## WHAT YOU HAVE TO DO
Return only the stretch of the material below that begins with the line containing "Generate a web" and ends with the line containing "const yMin = 0, yMax = 1200, yStep = 200;", exactly; both of those lines belong to it.
==== DATASET EXCERPTS
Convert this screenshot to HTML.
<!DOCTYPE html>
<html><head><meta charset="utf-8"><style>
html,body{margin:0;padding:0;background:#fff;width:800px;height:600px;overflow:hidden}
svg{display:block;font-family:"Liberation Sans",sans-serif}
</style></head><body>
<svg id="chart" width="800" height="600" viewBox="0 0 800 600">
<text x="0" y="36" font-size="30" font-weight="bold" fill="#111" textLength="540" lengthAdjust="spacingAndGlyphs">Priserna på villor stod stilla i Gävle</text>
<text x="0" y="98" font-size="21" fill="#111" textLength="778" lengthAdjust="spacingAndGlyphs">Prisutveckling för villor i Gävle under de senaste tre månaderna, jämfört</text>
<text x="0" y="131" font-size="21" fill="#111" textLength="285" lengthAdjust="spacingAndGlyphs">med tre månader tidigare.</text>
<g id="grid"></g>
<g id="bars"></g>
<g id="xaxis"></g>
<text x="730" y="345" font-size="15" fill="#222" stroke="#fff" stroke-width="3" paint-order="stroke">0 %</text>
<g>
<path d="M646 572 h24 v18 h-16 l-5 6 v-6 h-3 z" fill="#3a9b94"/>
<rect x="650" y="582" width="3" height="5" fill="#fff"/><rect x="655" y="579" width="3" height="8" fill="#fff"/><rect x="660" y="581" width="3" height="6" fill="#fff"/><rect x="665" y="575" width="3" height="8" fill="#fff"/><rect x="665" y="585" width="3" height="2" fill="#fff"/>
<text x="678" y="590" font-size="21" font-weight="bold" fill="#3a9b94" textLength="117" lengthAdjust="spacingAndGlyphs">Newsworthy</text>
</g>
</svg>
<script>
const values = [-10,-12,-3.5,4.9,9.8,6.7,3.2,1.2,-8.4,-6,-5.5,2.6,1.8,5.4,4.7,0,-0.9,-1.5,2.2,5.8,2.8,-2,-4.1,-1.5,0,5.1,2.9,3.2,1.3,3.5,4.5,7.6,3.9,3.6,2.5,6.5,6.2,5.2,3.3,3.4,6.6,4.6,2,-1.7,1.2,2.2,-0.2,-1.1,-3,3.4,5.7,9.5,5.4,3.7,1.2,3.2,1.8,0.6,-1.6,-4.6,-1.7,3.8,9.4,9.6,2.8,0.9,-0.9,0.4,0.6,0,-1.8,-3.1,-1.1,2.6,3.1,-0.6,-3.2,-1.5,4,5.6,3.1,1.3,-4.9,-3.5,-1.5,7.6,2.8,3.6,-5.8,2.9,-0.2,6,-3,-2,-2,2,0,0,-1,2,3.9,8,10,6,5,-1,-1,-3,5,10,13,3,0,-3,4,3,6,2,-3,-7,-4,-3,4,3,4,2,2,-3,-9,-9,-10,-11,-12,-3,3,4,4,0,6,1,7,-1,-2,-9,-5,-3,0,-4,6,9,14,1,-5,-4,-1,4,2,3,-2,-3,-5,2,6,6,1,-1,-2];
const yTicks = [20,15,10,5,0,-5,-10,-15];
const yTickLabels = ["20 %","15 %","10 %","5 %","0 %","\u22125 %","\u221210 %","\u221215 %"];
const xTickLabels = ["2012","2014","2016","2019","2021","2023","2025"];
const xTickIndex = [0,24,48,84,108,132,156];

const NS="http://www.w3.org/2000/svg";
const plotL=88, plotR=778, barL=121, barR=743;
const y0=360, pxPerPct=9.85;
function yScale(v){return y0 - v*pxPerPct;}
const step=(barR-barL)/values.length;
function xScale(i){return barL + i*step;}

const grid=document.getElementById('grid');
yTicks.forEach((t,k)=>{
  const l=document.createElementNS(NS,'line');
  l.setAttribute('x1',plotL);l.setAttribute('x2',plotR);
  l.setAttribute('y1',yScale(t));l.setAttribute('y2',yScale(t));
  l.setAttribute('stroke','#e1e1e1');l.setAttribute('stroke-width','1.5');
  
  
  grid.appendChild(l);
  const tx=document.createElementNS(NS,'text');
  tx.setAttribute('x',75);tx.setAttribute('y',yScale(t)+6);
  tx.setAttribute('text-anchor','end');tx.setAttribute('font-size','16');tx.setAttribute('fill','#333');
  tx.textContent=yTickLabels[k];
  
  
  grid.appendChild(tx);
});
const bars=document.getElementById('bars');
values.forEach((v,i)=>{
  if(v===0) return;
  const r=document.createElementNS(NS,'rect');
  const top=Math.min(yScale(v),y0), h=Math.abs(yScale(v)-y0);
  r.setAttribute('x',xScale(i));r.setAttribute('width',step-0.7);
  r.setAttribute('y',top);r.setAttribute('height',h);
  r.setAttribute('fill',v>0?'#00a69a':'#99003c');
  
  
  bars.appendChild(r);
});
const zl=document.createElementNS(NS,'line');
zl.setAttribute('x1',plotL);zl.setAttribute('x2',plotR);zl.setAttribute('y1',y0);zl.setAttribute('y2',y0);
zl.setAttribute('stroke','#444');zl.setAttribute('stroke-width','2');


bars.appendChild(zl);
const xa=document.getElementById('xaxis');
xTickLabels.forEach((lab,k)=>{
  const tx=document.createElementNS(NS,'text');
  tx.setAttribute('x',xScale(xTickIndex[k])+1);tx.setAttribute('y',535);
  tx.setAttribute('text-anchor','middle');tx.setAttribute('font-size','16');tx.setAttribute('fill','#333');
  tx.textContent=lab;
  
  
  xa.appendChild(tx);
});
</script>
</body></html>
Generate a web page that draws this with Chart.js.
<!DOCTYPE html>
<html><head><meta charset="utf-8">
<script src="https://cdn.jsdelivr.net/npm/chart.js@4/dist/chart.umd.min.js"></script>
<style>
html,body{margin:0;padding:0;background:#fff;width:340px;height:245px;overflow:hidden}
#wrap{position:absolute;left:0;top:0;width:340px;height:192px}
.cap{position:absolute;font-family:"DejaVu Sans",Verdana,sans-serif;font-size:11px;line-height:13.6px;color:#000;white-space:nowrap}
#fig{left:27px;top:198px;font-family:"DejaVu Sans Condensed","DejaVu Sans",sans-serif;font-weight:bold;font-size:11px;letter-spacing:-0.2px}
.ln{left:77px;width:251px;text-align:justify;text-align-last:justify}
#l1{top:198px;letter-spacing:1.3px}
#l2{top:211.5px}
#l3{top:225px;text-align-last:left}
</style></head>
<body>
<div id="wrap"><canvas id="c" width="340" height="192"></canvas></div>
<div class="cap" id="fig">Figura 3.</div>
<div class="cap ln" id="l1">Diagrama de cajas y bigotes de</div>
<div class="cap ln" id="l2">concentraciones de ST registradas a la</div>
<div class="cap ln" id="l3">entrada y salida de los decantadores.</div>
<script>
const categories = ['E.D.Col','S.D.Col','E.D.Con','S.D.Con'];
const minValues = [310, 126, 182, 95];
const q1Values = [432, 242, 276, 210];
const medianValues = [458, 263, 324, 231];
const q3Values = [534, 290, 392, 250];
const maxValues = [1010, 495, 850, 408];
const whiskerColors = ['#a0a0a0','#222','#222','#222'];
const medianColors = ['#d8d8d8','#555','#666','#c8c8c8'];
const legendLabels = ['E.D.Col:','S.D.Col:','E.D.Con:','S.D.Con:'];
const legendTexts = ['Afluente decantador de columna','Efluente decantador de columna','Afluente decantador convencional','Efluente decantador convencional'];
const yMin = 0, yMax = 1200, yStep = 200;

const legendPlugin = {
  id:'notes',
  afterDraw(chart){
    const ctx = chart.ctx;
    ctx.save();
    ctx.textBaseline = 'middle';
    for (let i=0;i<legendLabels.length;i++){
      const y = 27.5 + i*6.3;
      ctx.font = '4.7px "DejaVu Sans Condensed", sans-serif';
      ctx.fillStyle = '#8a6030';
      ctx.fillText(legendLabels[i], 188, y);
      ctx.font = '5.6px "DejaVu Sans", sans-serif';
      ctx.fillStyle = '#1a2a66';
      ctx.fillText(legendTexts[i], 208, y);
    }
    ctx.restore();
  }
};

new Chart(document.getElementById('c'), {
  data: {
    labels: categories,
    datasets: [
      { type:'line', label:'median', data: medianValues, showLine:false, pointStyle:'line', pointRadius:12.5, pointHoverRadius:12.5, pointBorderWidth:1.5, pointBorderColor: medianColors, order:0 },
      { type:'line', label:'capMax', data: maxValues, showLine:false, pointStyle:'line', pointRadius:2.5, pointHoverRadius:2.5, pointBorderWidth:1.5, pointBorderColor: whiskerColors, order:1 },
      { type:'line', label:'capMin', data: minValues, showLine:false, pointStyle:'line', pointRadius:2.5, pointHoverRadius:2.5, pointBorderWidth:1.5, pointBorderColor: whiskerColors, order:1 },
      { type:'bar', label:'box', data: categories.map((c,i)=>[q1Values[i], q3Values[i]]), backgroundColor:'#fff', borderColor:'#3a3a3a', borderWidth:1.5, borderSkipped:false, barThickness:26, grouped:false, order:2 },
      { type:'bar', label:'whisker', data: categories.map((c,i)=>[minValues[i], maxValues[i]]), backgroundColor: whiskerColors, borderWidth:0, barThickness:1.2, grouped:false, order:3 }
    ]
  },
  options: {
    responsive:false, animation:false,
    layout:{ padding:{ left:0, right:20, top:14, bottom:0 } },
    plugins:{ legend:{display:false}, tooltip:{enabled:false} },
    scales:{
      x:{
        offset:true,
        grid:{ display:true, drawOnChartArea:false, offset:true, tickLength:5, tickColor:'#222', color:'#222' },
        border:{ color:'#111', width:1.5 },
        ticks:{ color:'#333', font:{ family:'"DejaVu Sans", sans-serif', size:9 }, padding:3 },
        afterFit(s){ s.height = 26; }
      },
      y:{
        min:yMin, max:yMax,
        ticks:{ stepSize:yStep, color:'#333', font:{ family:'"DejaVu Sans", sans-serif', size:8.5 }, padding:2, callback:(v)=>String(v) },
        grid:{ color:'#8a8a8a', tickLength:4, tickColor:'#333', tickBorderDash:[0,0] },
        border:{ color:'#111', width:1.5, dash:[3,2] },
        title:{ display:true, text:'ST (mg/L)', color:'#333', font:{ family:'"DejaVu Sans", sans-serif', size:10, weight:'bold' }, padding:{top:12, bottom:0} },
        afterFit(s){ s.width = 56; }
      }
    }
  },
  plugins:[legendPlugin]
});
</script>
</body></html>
========
## FULL SOLUTION
Generate a web page that draws this with Chart.js.
<!DOCTYPE html>
<html><head><meta charset="utf-8">
<script src="https://cdn.jsdelivr.net/npm/chart.js@4/dist/chart.umd.min.js"></script>
<style>
html,body{margin:0;padding:0;background:#fff;width:340px;height:245px;overflow:hidden}
#wrap{position:absolute;left:0;top:0;width:340px;height:192px}
.cap{position:absolute;font-family:"DejaVu Sans",Verdana,sans-serif;font-size:11px;line-height:13.6px;color:#000;white-space:nowrap}
#fig{left:27px;top:198px;font-family:"DejaVu Sans Condensed","DejaVu Sans",sans-serif;font-weight:bold;font-size:11px;letter-spacing:-0.2px}
.ln{left:77px;width:251px;text-align:justify;text-align-last:justify}
#l1{top:198px;letter-spacing:1.3px}
#l2{top:211.5px}
#l3{top:225px;text-align-last:left}
</style></head>
<body>
<div id="wrap"><canvas id="c" width="340" height="192"></canvas></div>
<div class="cap" id="fig">Figura 3.</div>
<div class="cap ln" id="l1">Diagrama de cajas y bigotes de</div>
<div class="cap ln" id="l2">concentraciones de ST registradas a la</div>
<div class="cap ln" id="l3">entrada y salida de los decantadores.</div>
<script>
const categories = ['E.D.Col','S.D.Col','E.D.Con','S.D.Con'];
const minValues = [310, 126, 182, 95];
const q1Values = [432, 242, 276, 210];
const medianValues = [458, 263, 324, 231];
const q3Values = [534, 290, 392, 250];
const maxValues = [1010, 495, 850, 408];
const whiskerColors = ['#a0a0a0','#222','#222','#222'];
const medianColors = ['#d8d8d8','#555','#666','#c8c8c8'];
const legendLabels = ['E.D.Col:','S.D.Col:','E.D.Con:','S.D.Con:'];
const legendTexts = ['Afluente decantador de columna','Efluente decantador de columna','Afluente decantador convencional','Efluente decantador convencional'];
const yMin = 0, yMax = 1200, yStep = 200;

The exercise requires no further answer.